Though Chali and his five partners have been making full-length albums for only two years, they're more survivors than revivalists. The group was formed back in 1993 from two separate crews, Rebels of Rhythm and Unity Committee. Both crews congregated in South Central Los Angeles at the Good Life Café, an open-mic space that attracted heads who weren't interested in the gangster rap that was at the center of national attention.

"You couldn't get a record deal without being a gangster at the time," says Chali. "Our stuff didn't exist in clubs. We had to create spots for our stuff like the Good Life and Project Globe. It was like we just kinda had to go out there and generate our own audience, you know what I mean? It consisted of people that felt the same way that we did about the music, man. We're not necessarily gangsters, we don't necessarily want to hear that all the time. We may want to hear some rap that maybe sounds like this!"

In fact, it wasn't just Jurassic 5's words and beats that differed from the gangsta norm, but also the crew's multiracial composition (its two mastermind DJs are white). In fact, it was so out of step with the norm that for years, the group survived by focusing on the European market. Only when Jurassic 5's self-released EP hit the English Top 40 in 1997 did major U.S. labels finally get the message. Now the crew is sharing its limelight with other history-conscious, progressive groups like Blackalicious, Dilated Peoples, and Slum Village. The exposure has paid off, too: Power in Numbers debuted last week in the Billboard top 20, moving over 50,000 units.

And yet, as with most of today's progressive crews, it's hard to shake the suspicion that Jurassic 5 have major-label support because its stance is so unthreatening. Power is loose enough to wash away any chalky PC aftertaste (the kind that dries out the Roots' albums), but its smooth flow doesn't run deep, and its lyrics only track in warm political abstractions. Surprisingly, Chali doesn't deny that this might make his crew more commercially palatable than more pointed artists like the Coup or Mos Def. "That may be the case. I'm not sure. But however the medicine goes down, hopefully the cure is swift, you know what I'm saying?"
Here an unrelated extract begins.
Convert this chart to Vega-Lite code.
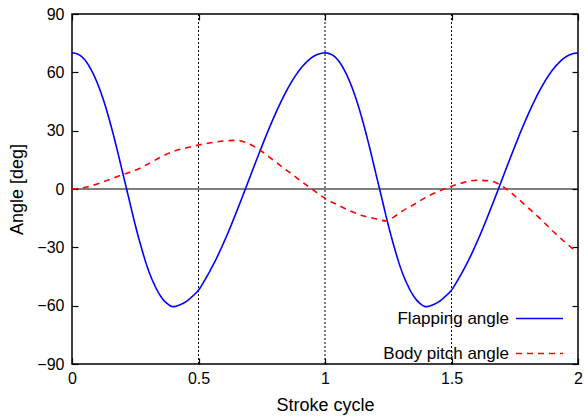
{
  "$schema": "https://vega.github.io/schema/vega-lite/v6.json",
  "width": 506,
  "height": 350,
  "autosize": "none",
  "padding": {"left": 72, "top": 14, "right": 7, "bottom": 53},
  "config": {
    "font": "Liberation Sans",
    "view": {"stroke": "black", "strokeWidth": 1.5},
    "axis": {"labelFont": "Liberation Sans", "titleFont": "Liberation Sans", "labelColor": "black", "titleColor": "black", "tickColor": "black", "tickWidth": 1.2, "domain": false, "grid": false, "titleFontWeight": "normal"}
  },
  "datasets": {
    "curves": [
      {"t": 0, "angle": 70, "series": "Flapping angle"},
      {"t": 0.025, "angle": 69.2, "series": "Flapping angle"},
      {"t": 0.05, "angle": 66.5, "series": "Flapping angle"},
      {"t": 0.075, "angle": 61.5, "series": "Flapping angle"},
      {"t": 0.1, "angle": 54.5, "series": "Flapping angle"},
      {"t": 0.125, "angle": 45.5, "series": "Flapping angle"},
      {"t": 0.15, "angle": 34.5, "series": "Flapping angle"},
      {"t": 0.175, "angle": 22, "series": "Flapping angle"},
      {"t": 0.2, "angle": 8.5, "series": "Flapping angle"},
      {"t": 0.225, "angle": -5, "series": "Flapping angle"},
      {"t": 0.25, "angle": -18.5, "series": "Flapping angle"},
      {"t": 0.275, "angle": -30.5, "series": "Flapping angle"},
      {"t": 0.3, "angle": -41, "series": "Flapping angle"},
      {"t": 0.325, "angle": -49, "series": "Flapping angle"},
      {"t": 0.35, "angle": -55, "series": "Flapping angle"},
      {"t": 0.375, "angle": -58.8, "series": "Flapping angle"},
      {"t": 0.4, "angle": -60.5, "series": "Flapping angle"},
      {"t": 0.425, "angle": -59.6, "series": "Flapping angle"},
      {"t": 0.45, "angle": -58, "series": "Flapping angle"},
      {"t": 0.475, "angle": -55.3, "series": "Flapping angle"},
      {"t": 0.5, "angle": -52, "series": "Flapping angle"},
      {"t": 0.525, "angle": -46.8, "series": "Flapping angle"},
      {"t": 0.55, "angle": -41, "series": "Flapping angle"},
      {"t": 0.575, "angle": -34.6, "series": "Flapping angle"},
      {"t": 0.6, "angle": -27.5, "series": "Flapping angle"},
      {"t": 0.625, "angle": -19.9, "series": "Flapping angle"},
      {"t": 0.65, "angle": -11.8, "series": "Flapping angle"},
      {"t": 0.675, "angle": -3.5, "series": "Flapping angle"},
      {"t": 0.7, "angle": 5, "series": "Flapping angle"},
      {"t": 0.725, "angle": 13.5, "series": "Flapping angle"},
      {"t": 0.75, "angle": 21.8, "series": "Flapping angle"},
      {"t": 0.775, "angle": 29.9, "series": "Flapping angle"},
      {"t": 0.8, "angle": 37.5, "series": "Flapping angle"},
      {"t": 0.825, "angle": 44.6, "series": "Flapping angle"},
      {"t": 0.85, "angle": 51, "series": "Flapping angle"},
      {"t": 0.875, "angle": 56.6, "series": "Flapping angle"},
      {"t": 0.9, "angle": 61.3, "series": "Flapping angle"},
      {"t": 0.925, "angle": 65, "series": "Flapping angle"},
      {"t": 0.95, "angle": 67.8, "series": "Flapping angle"},
      {"t": 0.975, "angle": 69.4, "series": "Flapping angle"},
      {"t": 1.0, "angle": 70, "series": "Flapping angle"},
      {"t": 1.025, "angle": 69.2, "series": "Flapping angle"},
      {"t": 1.05, "angle": 66.5, "series": "Flapping angle"},
      {"t": 1.075, "angle": 61.5, "series": "Flapping angle"},
      {"t": 1.1, "angle": 54.5, "series": "Flapping angle"},
      {"t": 1.125, "angle": 45.5, "series": "Flapping angle"},
      {"t": 1.15, "angle": 34.5, "series": "Flapping angle"},
      {"t": 1.175, "angle": 22, "series": "Flapping angle"},
      {"t": 1.2, "angle": 8.5, "series": "Flapping angle"},
      {"t": 1.225, "angle": -5, "series": "Flapping angle"},
      {"t": 1.25, "angle": -18.5, "series": "Flapping angle"},
      {"t": 1.275, "angle": -30.5, "series": "Flapping angle"},
      {"t": 1.3, "angle": -41, "series": "Flapping angle"},
      {"t": 1.325, "angle": -49, "series": "Flapping angle"},
      {"t": 1.35, "angle": -55, "series": "Flapping angle"},
      {"t": 1.375, "angle": -58.8, "series": "Flapping angle"},
      {"t": 1.4, "angle": -60.5, "series": "Flapping angle"},
      {"t": 1.425, "angle": -59.6, "series": "Flapping angle"},
      {"t": 1.45, "angle": -58, "series": "Flapping angle"},
      {"t": 1.475, "angle": -55.3, "series": "Flapping angle"},
      {"t": 1.5, "angle": -52, "series": "Flapping angle"},
      {"t": 1.525, "angle": -46.8, "series": "Flapping angle"},
      {"t": 1.55, "angle": -41, "series": "Flapping angle"},
      {"t": 1.575, "angle": -34.6, "series": "Flapping angle"},
      {"t": 1.6, "angle": -27.5, "series": "Flapping angle"},
      {"t": 1.625, "angle": -19.9, "series": "Flapping angle"},
      {"t": 1.65, "angle": -11.8, "series": "Flapping angle"},
      {"t": 1.675, "angle": -3.5, "series": "Flapping angle"},
      {"t": 1.7, "angle": 5, "series": "Flapping angle"},
      {"t": 1.725, "angle": 13.5, "series": "Flapping angle"},
      {"t": 1.75, "angle": 21.8, "series": "Flapping angle"},
      {"t": 1.775, "angle": 29.9, "series": "Flapping angle"},
      {"t": 1.8, "angle": 37.5, "series": "Flapping angle"},
      {"t": 1.825, "angle": 44.6, "series": "Flapping angle"},
      {"t": 1.85, "angle": 51, "series": "Flapping angle"},
      {"t": 1.875, "angle": 56.6, "series": "Flapping angle"},
      {"t": 1.9, "angle": 61.3, "series": "Flapping angle"},
      {"t": 1.925, "angle": 65, "series": "Flapping angle"},
      {"t": 1.95, "angle": 67.8, "series": "Flapping angle"},
      {"t": 1.975, "angle": 69.4, "series": "Flapping angle"},
      {"t": 2.0, "angle": 70, "series": "Flapping angle"},
      {"t": 0, "angle": 0, "series": "Body pitch angle"},
      {"t": 0.05, "angle": 0.8, "series": "Body pitch angle"},
      {"t": 0.1, "angle": 2.6, "series": "Body pitch angle"},
      {"t": 0.15, "angle": 5, "series": "Body pitch angle"},
      {"t": 0.2, "angle": 7.4, "series": "Body pitch angle"},
      {"t": 0.25, "angle": 9.6, "series": "Body pitch angle"},
      {"t": 0.3, "angle": 12.8, "series": "Body pitch angle"},
      {"t": 0.35, "angle": 16.4, "series": "Body pitch angle"},
      {"t": 0.4, "angle": 19.3, "series": "Body pitch angle"},
      {"t": 0.45, "angle": 21.1, "series": "Body pitch angle"},
      {"t": 0.5, "angle": 22.6, "series": "Body pitch angle"},
      {"t": 0.55, "angle": 23.8, "series": "Body pitch angle"},
      {"t": 0.6, "angle": 24.7, "series": "Body pitch angle"},
      {"t": 0.65, "angle": 25, "series": "Body pitch angle"},
      {"t": 0.7, "angle": 23.2, "series": "Body pitch angle"},
      {"t": 0.75, "angle": 19.3, "series": "Body pitch angle"},
      {"t": 0.8, "angle": 14.4, "series": "Body pitch angle"},
      {"t": 0.85, "angle": 9.5, "series": "Body pitch angle"},
      {"t": 0.9, "angle": 4.6, "series": "Body pitch angle"},
      {"t": 0.95, "angle": -0.2, "series": "Body pitch angle"},
      {"t": 1.0, "angle": -4.8, "series": "Body pitch angle"},
      {"t": 1.05, "angle": -8.2, "series": "Body pitch angle"},
      {"t": 1.1, "angle": -11.3, "series": "Body pitch angle"},
      {"t": 1.15, "angle": -13.8, "series": "Body pitch angle"},
      {"t": 1.2, "angle": -15.3, "series": "Body pitch angle"},
      {"t": 1.24, "angle": -16.4, "series": "Body pitch angle"},
      {"t": 1.27, "angle": -14.6, "series": "Body pitch angle"},
      {"t": 1.3, "angle": -11.8, "series": "Body pitch angle"},
      {"t": 1.35, "angle": -8.1, "series": "Body pitch angle"},
      {"t": 1.4, "angle": -4.2, "series": "Body pitch angle"},
      {"t": 1.45, "angle": -1.2, "series": "Body pitch angle"},
      {"t": 1.5, "angle": 1.4, "series": "Body pitch angle"},
      {"t": 1.55, "angle": 3.4, "series": "Body pitch angle"},
      {"t": 1.6, "angle": 4.5, "series": "Body pitch angle"},
      {"t": 1.65, "angle": 4.2, "series": "Body pitch angle"},
      {"t": 1.7, "angle": 1.5, "series": "Body pitch angle"},
      {"t": 1.75, "angle": -3.5, "series": "Body pitch angle"},
      {"t": 1.8, "angle": -9.3, "series": "Body pitch angle"},
      {"t": 1.85, "angle": -15.2, "series": "Body pitch angle"},
      {"t": 1.9, "angle": -21.6, "series": "Body pitch angle"},
      {"t": 1.95, "angle": -27.5, "series": "Body pitch angle"},
      {"t": 2.0, "angle": -33, "series": "Body pitch angle"}
    ],
    "vgrid": [{"t": 0.5}, {"t": 1}, {"t": 1.5}],
    "zero": [{"angle": 0}],
    "mirror": [{"t": 0, "angle": 0}]
  },
  "resolve": {"scale": {"x": "independent", "y": "independent"}},
  "layer": [
    {
      "layer": [
        {
          "data": {"name": "vgrid"},
          "mark": {"type": "rule", "color": "black", "strokeWidth": 1, "strokeDash": [2, 2]},
          "encoding": {
            "x": {"field": "t", "type": "quantitative", "scale": {"domain": [0, 2]}}
          }
        },
        {
          "data": {"name": "zero"},
          "mark": {"type": "rule", "color": "black", "strokeWidth": 1},
          "encoding": {
            "y": {"field": "angle", "type": "quantitative", "scale": {"domain": [-90, 90]}}
          }
        },
        {
          "data": {"name": "curves"},
          "mark": {"type": "line", "interpolate": "monotone", "strokeWidth": 1.6},
          "encoding": {
            "x": {"field": "t", "type": "quantitative", "scale": {"domain": [0, 2], "nice": false},
              "axis": {"orient": "bottom", "values": [0, 0.5, 1, 1.5, 2], "format": "~g", "title": "Stroke cycle", "labelFontSize": 16, "titleFontSize": 18, "offset": -6, "tickSize": 6, "labelPadding": 6, "titlePadding": 10, "labelFlush": false}},
            "y": {"field": "angle", "type": "quantitative", "scale": {"domain": [-90, 90], "nice": false},
              "axis": {"orient": "left", "values": [-90, -60, -30, 0, 30, 60, 90], "title": "Angle [deg]", "labelFontSize": 16, "titleFontSize": 18, "offset": -6, "tickSize": 6, "labelPadding": 8, "titlePadding": 10}},
            "color": {"field": "series", "type": "nominal",
              "scale": {"domain": ["Flapping angle", "Body pitch angle"], "range": ["#0000ff", "#ff0000"]},
              "legend": {"title": null, "orient": "none", "legendX": 443, "legendY": 280, "symbolType": "stroke", "symbolSize": 2209, "symbolStrokeWidth": 1.6, "labelFontSize": 17, "labelFont": "Liberation Sans", "labelAlign": "right", "labelOffset": -55, "padding": 0, "labelLimit": 300}},
            "strokeDash": {"field": "series", "type": "nominal",
              "scale": {"domain": ["Flapping angle", "Body pitch angle"], "range": [[1, 0], [6, 5]]},
              "legend": {"title": null, "orient": "none", "legendX": 443, "legendY": 280, "symbolType": "stroke", "symbolSize": 2209, "symbolStrokeWidth": 1.6, "labelFontSize": 17, "labelFont": "Liberation Sans", "labelAlign": "right", "labelOffset": -55, "padding": 0, "labelLimit": 300}}
          }
        }
      ]
    },
    {
      "data": {"name": "mirror"},
      "mark": {"type": "point", "opacity": 0},
      "encoding": {
        "x": {"field": "t", "type": "quantitative", "scale": {"domain": [0, 2], "nice": false},
          "axis": {"orient": "top", "values": [0, 0.5, 1, 1.5, 2], "labels": false, "title": null, "offset": -6, "tickSize": 6}},
        "y": {"field": "angle", "type": "quantitative", "scale": {"domain": [-90, 90], "nice": false},
          "axis": {"orient": "right", "values": [-90, -60, -30, 0, 30, 60, 90], "labels": false, "title": null, "offset": -6, "tickSize": 6}}
      }
    }
  ]
}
Not really. But will the cure be heard the way that the 32-year-old Chali heard De La Soul or Big Daddy Kane in his youth? After all, Jurassic 5's fan base remains mostly white, and breaking out of that box will be a challenge. "I won't say it's been tough, but . . . yeah, it has. But, I mean, I don't mind. I can't ask for the audience. We can only push to see what happens, you know what I mean?"

Chali also hints at greater reasons for continuing to preach the old-school testament. His refusal of gangster life, it turns out, didn't result from the high road of privilege, but from a trying personal struggle.

"I come from a poor, one-parent household. I was able to move to California with my grandmother while my mother still stayed in Chicago, struggling you know what I mean? One of my best friends got killed like, I don't know, three feet from me. And one of my older cousins got locked up, man, six years, federal pen. That shit kind of was a sign for me and to show me that I shouldn't be there. I was posed with the question, 'Do you want to stay here with your mom or do you want to go to L.A. with your grandma?' I left."

Chali 2na hasn't stopped moving, and Jurassic 5 is taking along anyone willing to follow.